- _What you should do_: The lines to extract run from the first line of the material below to the line containing "(0,0) rectangle (1000,1350);", both included; leave the pictures behind.

- _Collected data_:

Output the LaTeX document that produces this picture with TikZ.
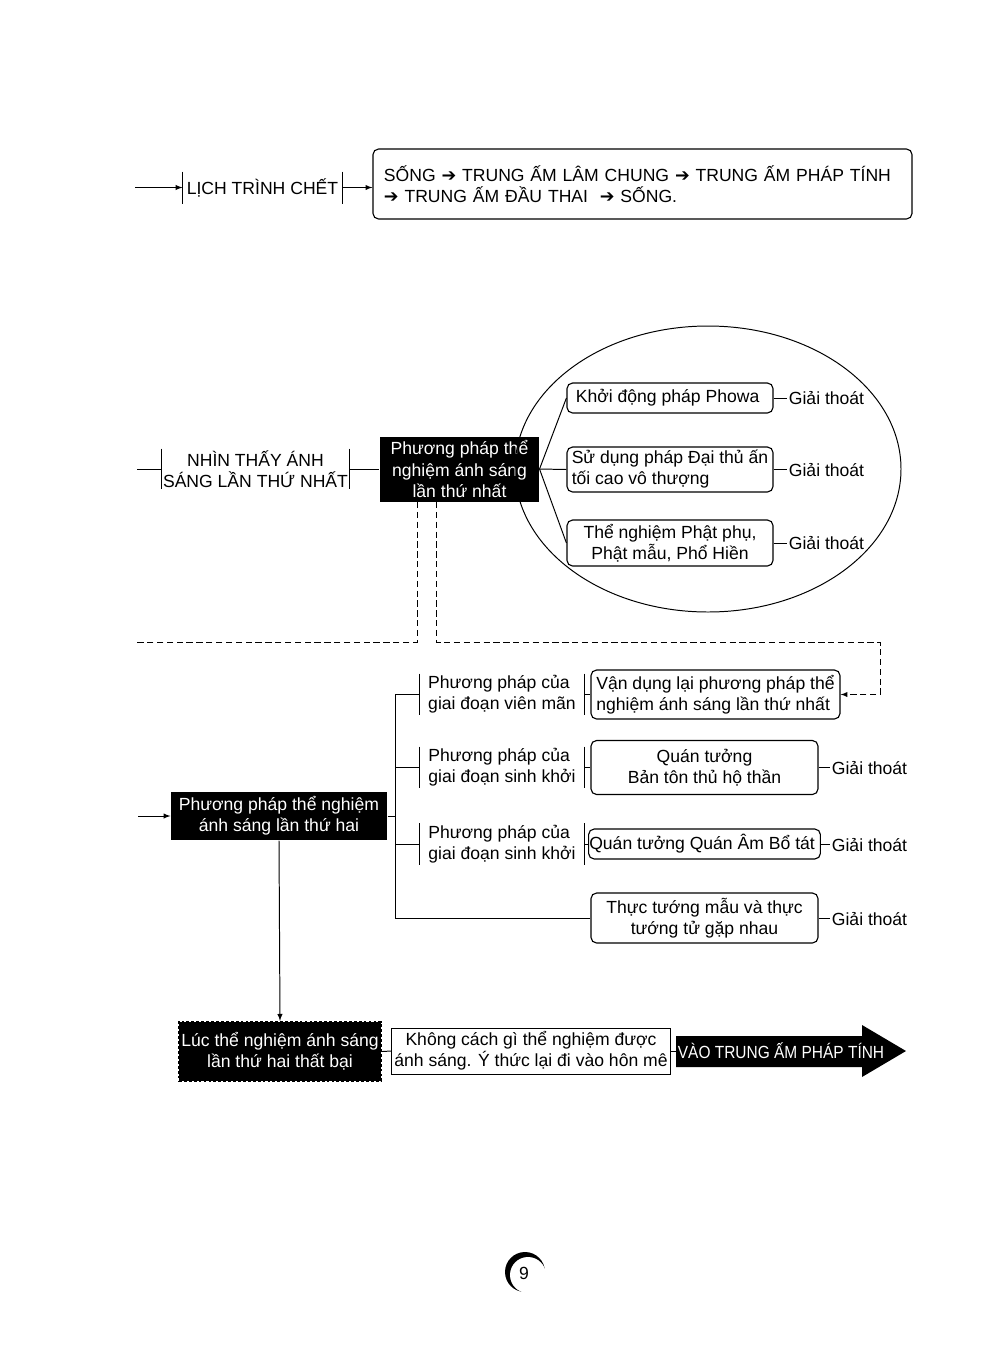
\documentclass[tikz,border=0pt]{standalone}
\usepackage{fontspec}
\setmainfont{Liberation Sans}
\newfontfamily\dingfont{DejaVu Sans}
\newfontfamily\narrowfont[FakeStretch=0.88]{Liberation Sans}
\usepackage{tikz}
\usetikzlibrary{positioning}
\usetikzlibrary{arrows}
\newcommand{\diagfont}{\fontsize{12.5}{15}\selectfont}
\newcommand{\thickarr}{{\dingfont\char"2794}}
\tikzset {
        roundbox/.style={draw, rounded corners=4pt, align=center, inner sep=2pt, line width=0.8pt},
        plainbox/.style={draw, rectangle, align=center, inner sep=2pt, line width=0.6pt},
        blackbox/.style={fill=black, text=white, align=center, inner sep=1pt},
        barbox/.style={align=center, inner sep=1pt,
            append after command={(\tikzlastnode.north west) edge (\tikzlastnode.south west)
                                  (\tikzlastnode.north east) edge (\tikzlastnode.south east)}},
        freelabel/.style={anchor=west, inner sep=1pt},
        linkdash/.style={dash pattern=on 4.5pt off 2.5pt, line width=0.7pt}
}

\begin{document}
\begin{tikzpicture}[x=0.025cm, y=-0.025cm, line width=0.7pt, every node/.style={font=\diagfont}]
            \useasboundingbox (0,0) rectangle (1000,1350);

            % top row
            \coordinate (StartTop) at (135,187.5);
            \node[barbox, minimum width=3.975cm, minimum height=0.775cm] (LichTrinh) at (262.5,187.5) {L\d{I}CH TRÌNH CHẾT};
            \node[roundbox, align=left, inner xsep=7.8pt, text width=12.925cm, minimum height=1.75cm] (ChuoiSong) at (642.5,184) {
                SỐNG \thickarr{} TRUNG ẤM LÂM CHUNG \thickarr{} TRUNG ẤM PHÁP TÍNH\\
                \thickarr{} TRUNG ẤM ĐẦU THAI \ \thickarr{} SỐNG.
            };
            \draw[-latex] (StartTop) -- (LichTrinh.west);
            \draw[-latex] (LichTrinh.east) -- (LichTrinh.east -| ChuoiSong.west);

            % first light
            \coordinate (StartMid) at (137,469);
            \node[barbox, minimum width=4.675cm, minimum height=0.9cm] (NhinThay) at (255.5,469) {
                NHÌN THẤY ÁNH\\SÁNG LẦN THỨ NHẤT
            };
            \node[blackbox, minimum width=3.975cm, minimum height=1.625cm] (PPThuNhat) at (459.5,469) {
                Phương pháp thể\\nghiệm ánh sáng\\lần thứ nhất
            };
            \draw (708,469) ellipse [x radius=193, y radius=143];
            \node[roundbox, minimum width=5.15cm, minimum height=0.75cm] (Phowa) at (670,398) {
                Khởi động pháp Phowa
            };
            \node[roundbox, align=left, minimum width=5.15cm, minimum height=1.125cm] (DaiThuAn) at (670,469.5) {
                Sử dụng pháp Đại thủ ấn\\tối cao vô thượng
            };
            \node[roundbox, minimum width=5.15cm, minimum height=1.15cm] (PhatPhu) at (670,543) {
                Thể nghiệm Phật phụ,\\Phật mẫu, Phổ Hiền
            };
            \node[freelabel] (GiaiThoatA) at (787,398) {Giải thoát};
            \node[freelabel] (GiaiThoatB) at (787,470) {Giải thoát};
            \node[freelabel] (GiaiThoatC) at (787,543) {Giải thoát};

            \draw (StartMid) -- (NhinThay.west);
            \draw (NhinThay.east) -- (PPThuNhat.west);
            \draw (PPThuNhat.east) -- (Phowa.west);
            \draw (PPThuNhat.east) -- (DaiThuAn.west);
            \draw (PPThuNhat.east) -- (PhatPhu.west);
            \draw (Phowa.east) -- (GiaiThoatA.west);
            \draw (DaiThuAn.east) -- (DaiThuAn.east -| GiaiThoatB.west);
            \draw (PhatPhu.east) -- (GiaiThoatC.west);

            % dashed links
            \coordinate (DashL) at (137,642);
            \coordinate (DashR) at (880,642);
            \draw[linkdash] ([xshift=-1.0625cm]PPThuNhat.south) |- (DashL);

            % second light
            \coordinate (StartLow) at (138,816);
            \node[blackbox, minimum width=5.4cm, minimum height=1.2cm] (PPThuHai) at (279,816) {
                Phương pháp thể nghiệm\\ánh sáng lần thứ hai
            };
            \node[barbox, align=left, minimum width=4.1cm, minimum height=0.9cm] (VienMan) at (502,694.5) {
                Phương pháp của\\giai đoạn viên mãn
            };
            \node[barbox, align=left, minimum width=4.1cm, minimum height=0.9cm] (SinhKhoiA) at (502,767.5) {
                Phương pháp của\\giai đoạn sinh khởi
            };
            \node[barbox, align=left, minimum width=4.1cm, minimum height=0.9cm] (SinhKhoiB) at (502,844) {
                Phương pháp của\\giai đoạn sinh khởi
            };
            \node[roundbox, align=left, minimum width=6.225cm, minimum height=1.225cm] (VanDung) at (715.5,694.5) {
                Vận dụng lại phương pháp thể\\nghiệm ánh sáng lần thứ nhất
            };
            \node[roundbox, minimum width=5.675cm, minimum height=1.35cm] (BanTon) at (704.5,767.5) {
                Quán tưởng\\Bản tôn thủ hộ thần
            };
            \node[roundbox, minimum width=5.675cm, minimum height=0.75cm, inner sep=0.5pt] (QuanAm) at (704.5,844) {
                Quán tưởng Quán Âm Bổ tát
            };
            \node[roundbox, minimum width=5.675cm, minimum height=1.25cm] (ThucTuong) at (704.5,918) {
                Thực tướng mẫu và thực\\tướng tử gặp nhau
            };
            \node[freelabel] (GiaiThoatD) at (830,768) {Giải thoát};
            \node[freelabel] (GiaiThoatE) at (830,845) {Giải thoát};
            \node[freelabel] (GiaiThoatF) at (830,919) {Giải thoát};

            \draw[linkdash, -latex] ([xshift=-0.575cm]PPThuNhat.south) |- (DashR) |- (VanDung.east);
            \draw[-latex] (StartLow) -- (PPThuHai.west);
            \draw (PPThuHai.east) -- ++(8,0);
            \draw (VienMan.west) -- ++(-24,0) |- (ThucTuong.west);
            \draw (SinhKhoiA.west) -- ++(-24,0);
            \draw (SinhKhoiB.west) -- ++(-24,0);
            \draw (VienMan.east) -- (VanDung.west);
            \draw (SinhKhoiA.east) -- (BanTon.west);
            \draw (SinhKhoiB.east) -- (QuanAm.west);
            \draw (BanTon.east) -- (BanTon.east -| GiaiThoatD.west);
            \draw (QuanAm.east) -- (QuanAm.east -| GiaiThoatE.west);
            \draw (ThucTuong.east) -- (ThucTuong.east -| GiaiThoatF.west);

            % failure
            \node[blackbox, draw=black, dash pattern=on 2pt off 1.5pt, line width=1.6pt, minimum width=5.05cm, minimum height=1.475cm] (ThatBai) at (280,1051.5) {
                Lúc thể nghiệm ánh sáng\\lần thứ hai thất bại
            };
            \node[plainbox, minimum width=6.75cm, minimum height=1.15cm] (KhongCach) at (531,1051) {
                Không cách gì thể nghiệm được\\ánh sáng. Ý thức lại đi vào hôn mê
            };
            \fill (676,1036) -- (862,1036) -- (862,1025) -- (906,1051) -- (862,1077) -- (862,1067) -- (676,1067) -- cycle;
            \coordinate (ArrowTail) at (676,1051);
            \node[anchor=west, text=white, inner sep=1pt, font=\diagfont\narrowfont] (VaoTrungAm) at (ArrowTail) {VÀO TRUNG ẤM PHÁP TÍNH};

            \draw[-latex] (PPThuHai.south) -- (ThatBai.north);
            \draw (ThatBai.east) -- (KhongCach.west);
            \draw (KhongCach.east) -- (ArrowTail);

            % page number
            \fill (525,1272) circle (20);
            \fill[white] (528,1275) circle (18);
            \node (PageNo) at (524,1273) {9};
\end{tikzpicture}
\end{document}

- _Task result_:
Output the LaTeX document that produces this picture with TikZ.
\documentclass[tikz,border=0pt]{standalone}
\usepackage{fontspec}
\setmainfont{Liberation Sans}
\newfontfamily\dingfont{DejaVu Sans}
\newfontfamily\narrowfont[FakeStretch=0.88]{Liberation Sans}
\usepackage{tikz}
\usetikzlibrary{positioning}
\usetikzlibrary{arrows}
\newcommand{\diagfont}{\fontsize{12.5}{15}\selectfont}
\newcommand{\thickarr}{{\dingfont\char"2794}}
\tikzset {
        roundbox/.style={draw, rounded corners=4pt, align=center, inner sep=2pt, line width=0.8pt},
        plainbox/.style={draw, rectangle, align=center, inner sep=2pt, line width=0.6pt},
        blackbox/.style={fill=black, text=white, align=center, inner sep=1pt},
        barbox/.style={align=center, inner sep=1pt,
            append after command={(\tikzlastnode.north west) edge (\tikzlastnode.south west)
                                  (\tikzlastnode.north east) edge (\tikzlastnode.south east)}},
        freelabel/.style={anchor=west, inner sep=1pt},
        linkdash/.style={dash pattern=on 4.5pt off 2.5pt, line width=0.7pt}
}

\begin{document}
\begin{tikzpicture}[x=0.025cm, y=-0.025cm, line width=0.7pt, every node/.style={font=\diagfont}]
            \useasboundingbox (0,0) rectangle (1000,1350);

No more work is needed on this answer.